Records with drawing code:
---*---

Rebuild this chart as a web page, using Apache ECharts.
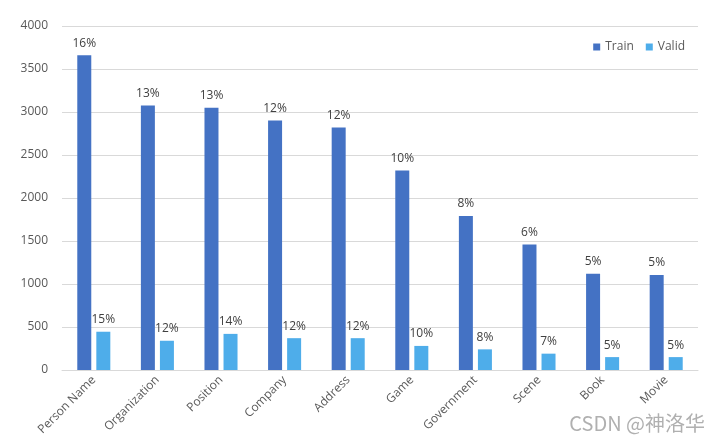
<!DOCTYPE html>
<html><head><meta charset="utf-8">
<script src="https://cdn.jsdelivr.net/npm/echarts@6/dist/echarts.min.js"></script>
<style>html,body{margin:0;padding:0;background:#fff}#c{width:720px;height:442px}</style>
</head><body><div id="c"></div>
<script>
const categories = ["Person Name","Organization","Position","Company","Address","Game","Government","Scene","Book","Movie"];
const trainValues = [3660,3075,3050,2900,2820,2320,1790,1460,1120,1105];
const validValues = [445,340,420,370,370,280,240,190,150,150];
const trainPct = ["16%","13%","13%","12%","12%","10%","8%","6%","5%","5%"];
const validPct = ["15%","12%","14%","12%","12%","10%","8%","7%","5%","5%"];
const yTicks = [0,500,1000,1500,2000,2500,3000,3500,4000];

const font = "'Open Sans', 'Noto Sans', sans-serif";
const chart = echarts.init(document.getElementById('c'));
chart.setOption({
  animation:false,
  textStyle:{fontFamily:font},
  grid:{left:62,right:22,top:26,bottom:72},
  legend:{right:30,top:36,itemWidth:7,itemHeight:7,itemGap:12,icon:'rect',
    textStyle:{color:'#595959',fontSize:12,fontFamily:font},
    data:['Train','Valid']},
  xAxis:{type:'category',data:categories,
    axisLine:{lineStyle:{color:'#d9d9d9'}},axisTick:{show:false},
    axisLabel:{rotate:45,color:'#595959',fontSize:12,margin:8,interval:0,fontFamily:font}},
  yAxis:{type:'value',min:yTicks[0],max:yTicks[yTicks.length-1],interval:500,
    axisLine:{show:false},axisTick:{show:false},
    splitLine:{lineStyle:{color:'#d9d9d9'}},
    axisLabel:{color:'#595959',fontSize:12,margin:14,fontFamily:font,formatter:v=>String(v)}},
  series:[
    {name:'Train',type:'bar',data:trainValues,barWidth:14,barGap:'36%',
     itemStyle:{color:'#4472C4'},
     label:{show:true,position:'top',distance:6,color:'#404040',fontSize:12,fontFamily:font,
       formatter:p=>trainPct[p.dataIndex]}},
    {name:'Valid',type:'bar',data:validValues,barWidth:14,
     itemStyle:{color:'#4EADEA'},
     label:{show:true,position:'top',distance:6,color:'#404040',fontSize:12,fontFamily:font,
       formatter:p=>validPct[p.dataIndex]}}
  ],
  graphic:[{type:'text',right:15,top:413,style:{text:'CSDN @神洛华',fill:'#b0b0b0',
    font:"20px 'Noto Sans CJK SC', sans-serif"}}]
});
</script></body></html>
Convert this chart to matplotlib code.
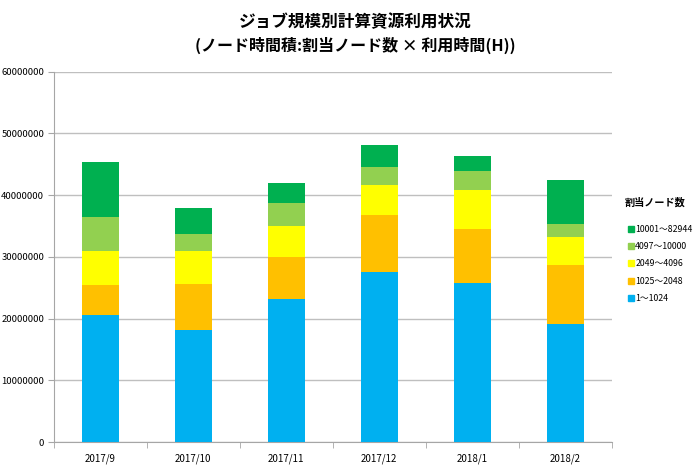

---*---

EXERCISE: Repeat only what lies between the start of the data and the end of the line containing "const yTicks = [0,500,1000,1500,2000,2500,3000,3500,4000];", exactly, with pictures left out.

FINAL RESULT:
Rebuild this chart as a web page, using Apache ECharts.
<!DOCTYPE html>
<html><head><meta charset="utf-8">
<script src="https://cdn.jsdelivr.net/npm/echarts@6/dist/echarts.min.js"></script>
<style>html,body{margin:0;padding:0;background:#fff}#c{width:720px;height:442px}</style>
</head><body><div id="c"></div>
<script>
const categories = ["Person Name","Organization","Position","Company","Address","Game","Government","Scene","Book","Movie"];
const trainValues = [3660,3075,3050,2900,2820,2320,1790,1460,1120,1105];
const validValues = [445,340,420,370,370,280,240,190,150,150];
const trainPct = ["16%","13%","13%","12%","12%","10%","8%","6%","5%","5%"];
const validPct = ["15%","12%","14%","12%","12%","10%","8%","7%","5%","5%"];
const yTicks = [0,500,1000,1500,2000,2500,3000,3500,4000];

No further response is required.